Let $X_i$‘s are iid with $0<X_i<\infty$ almost surely.

Define $T_n=X_1+\cdots+X_n$

E$(X_1)>0$

N$(t)=\sup[n\ge 0: T_n\le t]$

How to show using Strong law of Large Numbers that $N(t)/t\to1/\mu$ almost surely?

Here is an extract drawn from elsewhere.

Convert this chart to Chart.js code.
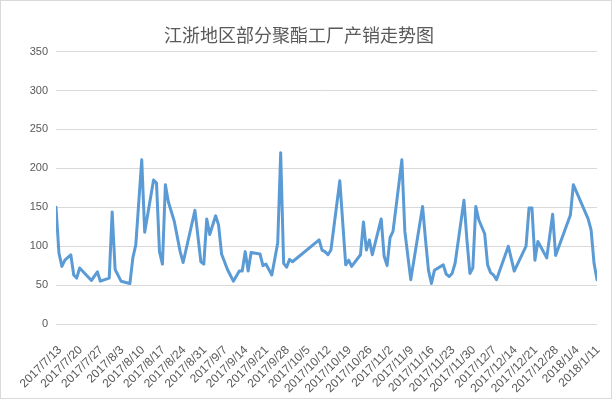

As per the SLLN requirement, how to convert N(t) into summation of iid terms?

Answer 1

Step 1

$$N_t\rightarrow \infty \ \ \ as \ \ t\rightarrow\infty \ \ \ a.e. \ P$$

Step 2

$$\frac{T_{N_t}}{N_t}\rightarrow\mu \ \ as \ \ t\rightarrow \infty \ \ \ a.e. \ P$$

Step 3

Since $\frac{T_{N_t}}{N_t}\le \frac{t}{N_t}$ taking $\lim\ inf$ we get $$\lim_{t\rightarrow\infty} inf \ \ \frac{T_{N_t}}{N_t}\leq \lim_{t\rightarrow\infty} \ inf \ \ \frac {t}{N_t}$$ $$\implies \mu\le \lim_{t\rightarrow\infty} \ inf \ \ \frac {t}{N_t} $$

We also have $\frac{T_{N_t+1}}{N_t}\ge \frac{t}{N_t}$ and taking $\lim \ sup$ we have $$\lim_{t\rightarrow \infty} \ sup \ \frac {T_{N_t+1}}{N_t}\geq \lim_{t\rightarrow \infty} \ sup \ \frac{t}{N_t}$$ $$\implies \mu \geq \lim_{t\rightarrow \infty} \ sup \ \frac{t}{N_t} $$

Thus you have

$$\lim _{t\rightarrow \infty} \ \frac{t}{N_t}=\mu $$

Conclusion follows

Answer 2

The strong law tells us that $\frac{T_n}{n}\to\mu$ almost surely where $\mu=E[X_1]$. Also it is clear by definition that $T_{N(t)}\leq t<T_{N(t+1)}$. Hence:

$\frac{T_{N(t)}}{N(t)}\leq\frac{t}{N(t)}<\frac{T_{N(t+1)}}{N(t)}=\frac{T_{N(t+1)}}{N(t+1)}\frac{N(t+1)}{N(t)}$

Now let's look at the set of all points $\omega$ such that $T_n(\omega)<\infty$ for all $n$. This set has probability $1$ and in this set we have that $N(t)$ is increasing to $\infty$. So $N(t)\to\infty$ almost surely and hence $\frac{N(t+1)}{N(t)}\to 1$ almost surely. Hence by the squeeze theorem $\frac{t}{N(t)}\to\mu$ almost surely. And of course this implies that $\frac{N(t)}{t}\to\frac{1}{\mu}$ almost surely.

Note that I assumed all the time that $\mu$ is finite. Though you can also prove that if $\mu=\infty$ then $\frac{N(t)}{t}\to 0$ almost surely.